Stories
I've been reading a lot lately.
Stories for the magazine, of course. And I've stolen a few guilty hours here and there recently to read the third Harry Potter book; better than the first two, but still kinda formulaic. Looking forward to the fourth when it comes out in paperback; I'm told it's a big step up in literary quality.
And in spare moments, before going to sleep and after waking up, I've switched temporarily from Sturgeon to From These Ashes: The Complete Short SF of Fredric Brown, another one of those NESFA complete-works compendia. I'll write a more detailed review of that when I'm finished.

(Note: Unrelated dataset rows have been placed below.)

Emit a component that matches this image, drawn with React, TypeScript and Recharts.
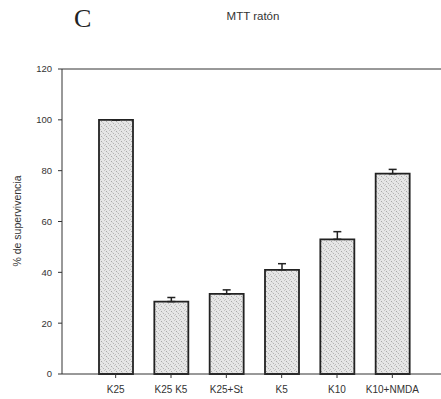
import { Bar, BarChart, ErrorBar, ReferenceLine, XAxis, YAxis } from 'recharts'

const categories = ['K25', 'K25 K5', 'K25+St', 'K5', 'K10', 'K10+NMDA']
const survival = [100, 28.5, 31.5, 41, 53, 78.8]
const sem = [0, 1.6, 1.6, 2.4, 3, 1.7]
const yTicks = [0, 20, 40, 60, 80, 100, 120]

const rows = categories.map((label, i) => ({
  label,
  value: survival[i],
  err: [0, sem[i]] as [number, number],
}))

const ink = '#333'
const font = '"Liberation Sans", Arial, sans-serif'

export default function App() {
  return (
    <div style={{ position: 'absolute', left: 0, top: 0, width: 441, height: 399, overflow: 'hidden', background: '#fff' }}>
      <svg width={441} height={399} style={{ position: 'absolute', left: 0, top: 0 }}>
        <text x={74} y={27} fontFamily='"Liberation Serif", serif' fontSize={26} fill="#222">C</text>
        <text x={253} y={20} textAnchor="middle" fontFamily={font} fontSize={11.5} fill={ink}>MTT ratón</text>
        <text
          x={21}
          y={221}
          transform="rotate(-90 21 221)"
          textAnchor="middle"
          fontFamily={font}
          fontSize={10.5}
          fill={ink}
        >
          % de supervivencia
        </text>
      </svg>
      <div style={{ position: 'absolute', left: 0, top: 0 }}>
        <BarChart width={446} height={399} data={rows} margin={{ top: 69, right: 0, bottom: 0, left: 0 }}>
          <defs>
            <pattern id="speckle" width={5} height={5} patternUnits="userSpaceOnUse">
              <rect width={5} height={5} fill="#e6e6e6" />
              <rect x={1} y={1} width={1} height={1} fill="#a8a8a8" />
              <rect x={3} y={3} width={1} height={1} fill="#b4b4b4" />
              <rect x={4} y={0} width={1} height={1} fill="#c6c6c6" />
              <rect x={0} y={4} width={1} height={1} fill="#bebebe" />
              <rect x={2} y={2} width={1} height={1} fill="#d2d2d2" />
            </pattern>
          </defs>
          <XAxis
            dataKey="label"
            height={25}
            padding={{ left: 26, right: 26 }}
            tick={{ fontSize: 10, fill: ink, fontFamily: font }}
            tickSize={4}
            tickMargin={8}
            tickLine={{ stroke: ink }}
            axisLine={{ stroke: ink }}
            interval={0}
          />
          <YAxis
            width={62}
            domain={[0, 120]}
            ticks={yTicks}
            tick={{ fontSize: 9.5, fill: ink, fontFamily: font }}
            tickSize={4}
            tickLine={{ stroke: ink }}
            axisLine={{ stroke: ink }}
            tickMargin={6}
          />
          <ReferenceLine y={120} stroke={ink} strokeWidth={1} />
          <Bar
            dataKey="value"
            barSize={34}
            fill="url(#speckle)"
            stroke="#222"
            strokeWidth={1.8}
            isAnimationActive={false}
          >
            <ErrorBar dataKey="err" width={4} stroke="#222" strokeWidth={1.5} direction="y" />
          </Bar>
        </BarChart>
      </div>
    </div>
  )
}
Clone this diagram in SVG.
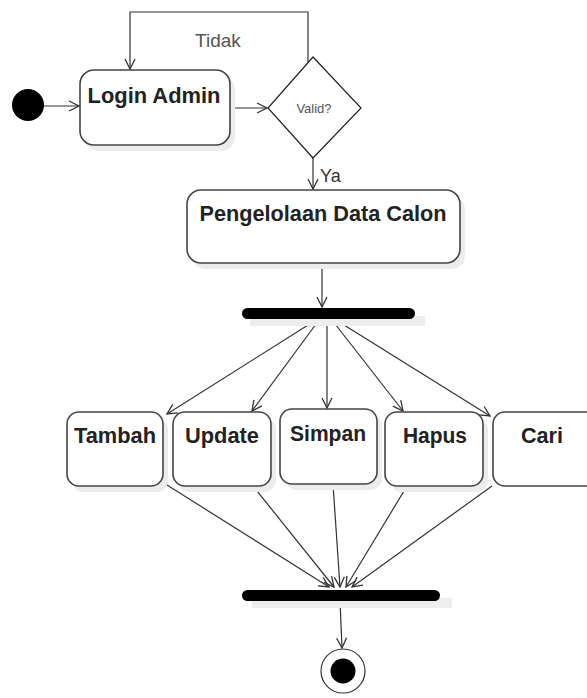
<svg xmlns="http://www.w3.org/2000/svg" width="587" height="698" viewBox="0 0 587 698">
<style>
.box{fill:#fff;stroke:#444;stroke-width:1.6}
.shadow{fill:#ececec}
.lbl{font-family:"Liberation Sans",Arial,sans-serif;font-weight:bold;font-size:22px;fill:#222;text-anchor:middle}
.edge{fill:none;stroke:#333;stroke-width:1.2}
.bar{fill:#000}
</style>
<defs>
<marker id="arr" viewBox="0 0 12 12" refX="11" refY="6" markerWidth="12" markerHeight="12" markerUnits="userSpaceOnUse" orient="auto">
<path d="M1 1 L11 6 L1 11" fill="none" stroke="#333" stroke-width="1.3"/>
</marker>
</defs>
<rect width="587" height="698" fill="#fff"/>

<g id="connectors">
<line class="edge" x1="44" y1="106" x2="79" y2="106" marker-end="url(#arr)"/>
<line class="edge" x1="231" y1="108" x2="267" y2="108" marker-end="url(#arr)"/>
<path class="edge" d="M308 62 V12 H130 V69" stroke-width="2" stroke="#555" marker-end="url(#arr)"/>
<line class="edge" x1="313" y1="158" x2="313" y2="189" marker-end="url(#arr)"/>
<line class="edge" x1="322" y1="264" x2="322" y2="307" marker-end="url(#arr)"/>
<line class="edge" x1="316" y1="320" x2="167" y2="414" marker-end="url(#arr)"/>
<line class="edge" x1="319" y1="320" x2="252" y2="411" marker-end="url(#arr)"/>
<line class="edge" x1="327" y1="320" x2="327" y2="408" marker-end="url(#arr)"/>
<line class="edge" x1="332" y1="320" x2="403" y2="411" marker-end="url(#arr)"/>
<line class="edge" x1="336" y1="320" x2="490" y2="416" marker-end="url(#arr)"/>
<line class="edge" x1="167" y1="485" x2="329" y2="587" marker-end="url(#arr)"/>
<line class="edge" x1="253" y1="486" x2="334" y2="587" marker-end="url(#arr)"/>
<line class="edge" x1="333" y1="484" x2="340" y2="587" marker-end="url(#arr)"/>
<line class="edge" x1="407" y1="486" x2="346" y2="587" marker-end="url(#arr)"/>
<line class="edge" x1="492" y1="486" x2="352" y2="587" marker-end="url(#arr)"/>
<line class="edge" x1="340" y1="601" x2="342" y2="648" marker-end="url(#arr)"/>
<text x="218" y="47" font-family="Liberation Sans,Arial,sans-serif" font-size="19" fill="#555" text-anchor="middle">Tidak</text>
<text x="320" y="182" font-family="Liberation Sans,Arial,sans-serif" font-size="18" fill="#333">Ya</text>
</g>

<g id="start">
<circle cx="28" cy="105" r="16" fill="#000"/>
</g>

<g id="login">
<rect class="shadow" x="85" y="76" width="150" height="75" rx="14"/>
<rect class="box" x="80" y="70" width="150" height="75" rx="14"/>
<text class="lbl" x="154" y="103" textLength="133" lengthAdjust="spacingAndGlyphs">Login Admin</text>
</g>

<g id="valid">
<path d="M313 57 L361 108 L313 158 L268 108 Z" fill="#fff" stroke="#222" stroke-width="1.2"/>
<text x="314" y="113" font-family="Liberation Sans,Arial,sans-serif" font-size="13" fill="#555" text-anchor="middle">Valid?</text>
</g>

<g id="pengelolaan">
<rect class="shadow" x="192" y="196" width="273" height="73" rx="14"/>
<rect class="box" x="187" y="190" width="273" height="73" rx="14"/>
<text class="lbl" x="323" y="221" textLength="247" lengthAdjust="spacingAndGlyphs">Pengelolaan Data Calon</text>
</g>

<g id="fork">
<rect x="250" y="316" width="175" height="10" fill="#eee"/>
<rect class="bar" x="242" y="308" width="173" height="11" rx="5.5"/>
</g>

<g id="tambah">
<rect class="shadow" x="72" y="418" width="96" height="74" rx="12"/>
<rect class="box" x="67" y="412" width="96" height="74" rx="12"/>
<text class="lbl" x="115" y="443" textLength="82" lengthAdjust="spacingAndGlyphs">Tambah</text>
</g>

<g id="update">
<rect class="shadow" x="178" y="418" width="98" height="74" rx="12"/>
<rect class="box" x="173" y="412" width="98" height="74" rx="12"/>
<text class="lbl" x="222" y="443" textLength="74" lengthAdjust="spacingAndGlyphs">Update</text>
</g>

<g id="simpan">
<rect class="shadow" x="285" y="415" width="97" height="75" rx="12"/>
<rect class="box" x="280" y="409" width="97" height="75" rx="12"/>
<text class="lbl" x="328" y="441" textLength="76" lengthAdjust="spacingAndGlyphs">Simpan</text>
</g>

<g id="hapus">
<rect class="shadow" x="390" y="418" width="98" height="74" rx="12"/>
<rect class="box" x="385" y="412" width="98" height="74" rx="12"/>
<text class="lbl" x="435" y="443" textLength="64" lengthAdjust="spacingAndGlyphs">Hapus</text>
</g>

<g id="cari">
<rect class="box" x="493" y="412" width="110" height="74" rx="12"/>
<text class="lbl" x="542" y="443" textLength="42" lengthAdjust="spacingAndGlyphs">Cari</text>
</g>

<g id="join">
<rect x="252" y="598" width="200" height="10" fill="#eee"/>
<rect class="bar" x="242" y="590" width="198" height="11" rx="5.5"/>
</g>

<g id="end">
<circle cx="343" cy="671" r="22" fill="#fff" stroke="#333" stroke-width="1.2"/>
<circle cx="343" cy="671" r="12.5" fill="#000"/>
</g>
</svg>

Brown was a master—perhaps the master—of the sf short-short story, all through his writing career, from 1941 through 1965. But he wasn't the last good short-short writer; the form still has some life in it. Michael Swanwick had planned to write a weekly series of short-shorts, one corresponding to each element in the Periodic Table, for Eileen Gunn's The Infinite Matrix; when that magazine sadly folded, Swanwick sold the series to Sci Fiction. He's 20 weeks into this "Periodic Table of Science Fiction," having just published "Calcium." My favorites so far:
- Magnesium: "Under's Game," a cute send-up of Ender's Game
- Sodium: "Electric Pickles," a commentary on art
- Phosphor: "Blockade Runners," a nicely evocative tale from the Ocean of Dreams
I have mixed reactions to some of the other fiction at Sci Fiction. (Of course, I have mixed reactions to almost all fiction.) I'm finding that I particularly like James P. Blaylock's work; his latest there, "Small Houses," is a very nice, and sad, barely-fantasy piece. Well worth reading.